— Begin DATA TO PROCESS —

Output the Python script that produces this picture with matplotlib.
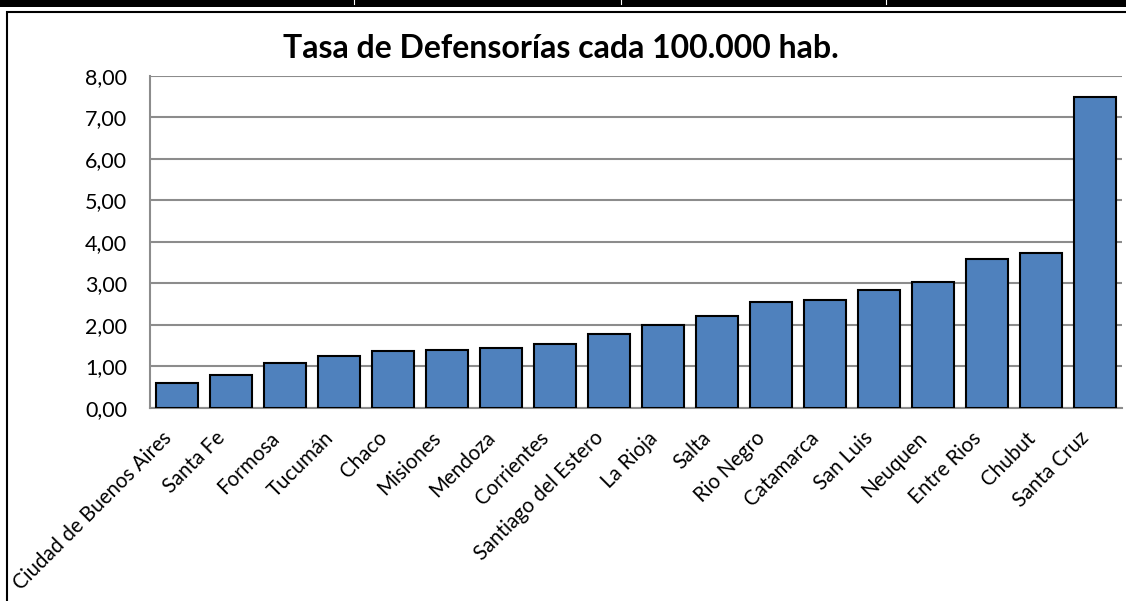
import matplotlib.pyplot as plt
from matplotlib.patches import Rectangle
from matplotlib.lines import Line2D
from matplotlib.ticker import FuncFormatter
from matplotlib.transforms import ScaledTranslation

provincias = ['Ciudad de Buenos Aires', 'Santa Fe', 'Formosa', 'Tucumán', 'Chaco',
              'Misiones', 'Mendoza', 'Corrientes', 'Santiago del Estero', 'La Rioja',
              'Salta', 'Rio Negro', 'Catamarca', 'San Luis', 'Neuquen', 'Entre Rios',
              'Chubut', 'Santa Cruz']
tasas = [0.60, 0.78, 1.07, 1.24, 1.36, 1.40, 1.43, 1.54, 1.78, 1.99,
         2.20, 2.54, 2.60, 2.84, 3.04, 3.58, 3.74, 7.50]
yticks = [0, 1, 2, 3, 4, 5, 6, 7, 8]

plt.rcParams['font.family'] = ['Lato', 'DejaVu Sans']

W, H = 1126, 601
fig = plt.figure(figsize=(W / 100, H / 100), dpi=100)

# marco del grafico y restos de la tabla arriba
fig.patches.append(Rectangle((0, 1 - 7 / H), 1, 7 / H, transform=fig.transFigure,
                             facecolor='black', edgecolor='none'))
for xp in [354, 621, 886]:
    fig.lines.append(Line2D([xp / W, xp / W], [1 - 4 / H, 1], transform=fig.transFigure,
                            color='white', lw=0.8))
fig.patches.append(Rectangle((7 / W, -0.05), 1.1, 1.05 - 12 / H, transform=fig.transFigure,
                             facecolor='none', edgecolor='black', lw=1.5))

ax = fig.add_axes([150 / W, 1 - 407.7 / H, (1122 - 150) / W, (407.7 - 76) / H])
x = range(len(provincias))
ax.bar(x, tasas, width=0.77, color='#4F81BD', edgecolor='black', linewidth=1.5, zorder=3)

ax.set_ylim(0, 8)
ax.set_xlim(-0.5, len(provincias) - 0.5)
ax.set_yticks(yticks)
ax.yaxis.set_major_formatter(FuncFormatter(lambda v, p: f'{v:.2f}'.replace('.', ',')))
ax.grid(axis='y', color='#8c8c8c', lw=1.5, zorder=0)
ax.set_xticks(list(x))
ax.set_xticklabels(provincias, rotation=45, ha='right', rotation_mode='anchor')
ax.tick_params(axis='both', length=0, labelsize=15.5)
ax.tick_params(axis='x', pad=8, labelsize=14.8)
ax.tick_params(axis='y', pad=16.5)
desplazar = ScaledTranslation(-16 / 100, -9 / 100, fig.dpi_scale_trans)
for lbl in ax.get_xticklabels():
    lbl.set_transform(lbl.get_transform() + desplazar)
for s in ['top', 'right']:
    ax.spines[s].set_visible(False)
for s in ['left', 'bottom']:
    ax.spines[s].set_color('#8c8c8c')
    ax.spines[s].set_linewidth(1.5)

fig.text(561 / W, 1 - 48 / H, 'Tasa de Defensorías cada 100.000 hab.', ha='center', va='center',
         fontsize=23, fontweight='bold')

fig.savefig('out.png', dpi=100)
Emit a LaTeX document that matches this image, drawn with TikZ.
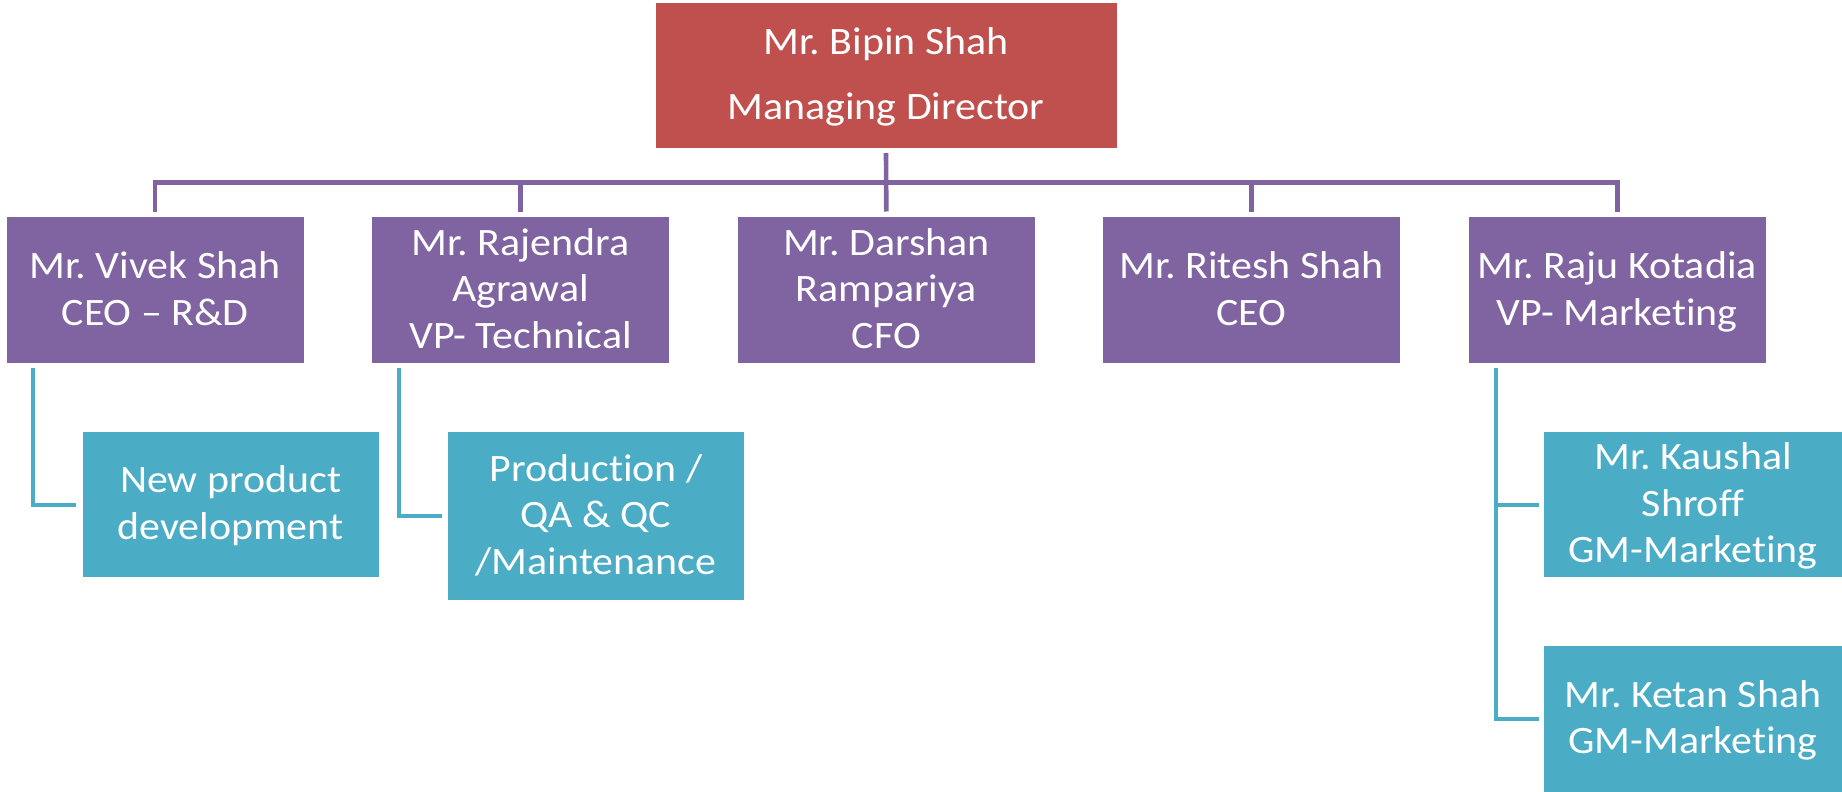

— End DATA TO PROCESS —

* [YOUR OBJECTIVE]
Identify each line of the material where the word "that" shows up, and copy it.

* [RESPONSE TO THE TASK]
Output the Python script that produces this picture with matplotlib.
Emit a LaTeX document that matches this image, drawn with TikZ.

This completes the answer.